The overwhelming enthusiasm that Wright’s films to date have been met with by the general public has always bewildered me. I have hitherto been happy to concede that I am simply wrong, the way in which I am wrong about Joy Division’s “Love Won’t Tear Us Apart”. If I’m right and that song is as bad as I think it is then how can so many people experience it to the contrary? With Baby Driver, I am convinced that I am not wrong. This is an objectively bad film that disguises its poor quality with loud music and quick cuts. But there’s isn’t a loud enough volume nor a number of edits high enough to sustain interest when a film doesn’t offer an audience anything to care about beneath the style.

Wright has always engaged in cinematic reflection. There’s the wonderful ending of the penultimate episode of Spaced, that apes the final moments of The Empire Strikes Back. And Wright is best when he playfully engages in genre quirks. Think about Hot Fuzz, which transported Hollywood action film conventions into a small English town. But Baby Driver is cliche that thinks that it is homage. Wright isn’t manipulating his genre, he’s retreading it, with bland, cartoonish characters and an insubstantial plot. Wait for the film to break free of its self-imposed conventions and you’ll be waiting a long time. Wright establishes that expectation but never delivers. If you’re someone who can still care about a criminal with a heart of gold, compelled to partake in one final job before driving off into the sunset, then perhaps you’ll stomach Baby Driver better than I did, but be warned that this is the stalest take on this stalest of narratives in recent memory. Take away the noise and you don’t have much. The noise isn’t even all that interesting.

The characters are particularly incoherent. Actions have no logical reactions. Choices made, particularly by the titular character (the character’s name is Baby, and he’s played by Ansel Elgort) in the final third of the film do not correlate at all with the meagre character that the first two-thirds present us with. “I used to be in love,” another character quips after abruptly behaving in a manner that is entirely incongruous with the way in which Wright has presented them up until that point. In another scene, Jamie Foxx’s Bats inexplicably provides backstories for two of the film’s other main characters, both of which amount to nothing in relation to what we know about them, which is nothing.

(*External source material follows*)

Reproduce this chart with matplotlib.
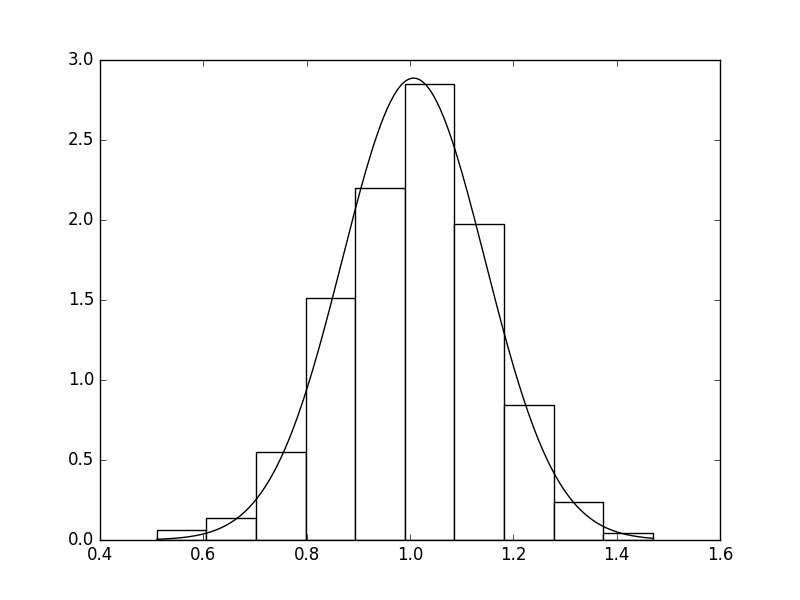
import numpy as np
import matplotlib
matplotlib.use("Agg")
import matplotlib.pyplot as plt

# ── Datos ───────────────────────────────────────────────────
bordes = [0.510, 0.606, 0.702, 0.798, 0.894, 0.990,
          1.086, 1.182, 1.278, 1.374, 1.470]
alturas = [0.062, 0.137, 0.549, 1.51, 2.198, 2.849,
           1.978, 0.842, 0.237, 0.044]

# parámetros de la normal ajustada
mu = 1.007
sigma = 0.1382

plt.style.use("classic")
fig, ax = plt.subplots(figsize=(8, 6), dpi=100)

anchos = np.diff(bordes)
ax.bar(bordes[:-1], alturas, width=anchos, align="edge",
       facecolor="white", edgecolor="black", linewidth=1)

x = np.linspace(bordes[0], bordes[-1], 300)
y = np.exp(-(x - mu) ** 2 / (2 * sigma ** 2)) / (sigma * np.sqrt(2 * np.pi))
ax.plot(x, y, color="black", linewidth=1)

ax.set_xlim(0.4, 1.6)
ax.set_ylim(0, 3.0)

fig.savefig("out.png", dpi=100)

Complaining that Baby Driver is style over substance is missing the point. As Quentin Tarantino, a man to whom this film owes a debt, once quipped, “you don’t go to a Metallica concert and ask them to turn the volume down.” The whole idea of Baby Driver is style over substance. But that style is neither compelling nor adeptly executed enough to give us reason to overlook the substance and yet the substance is so woeful that the style is all we have. And characters with names ‘Baby’ or ‘Doc’ or ‘Darling’ with quip-laden exploits set to a hip soundtrack is adhering to cliches, not engaging with them creatively. The cooler it wants to be, the less cool it is. Baby Driver doesn’t have a sense of self-awareness. And I’m certain that it’s bad.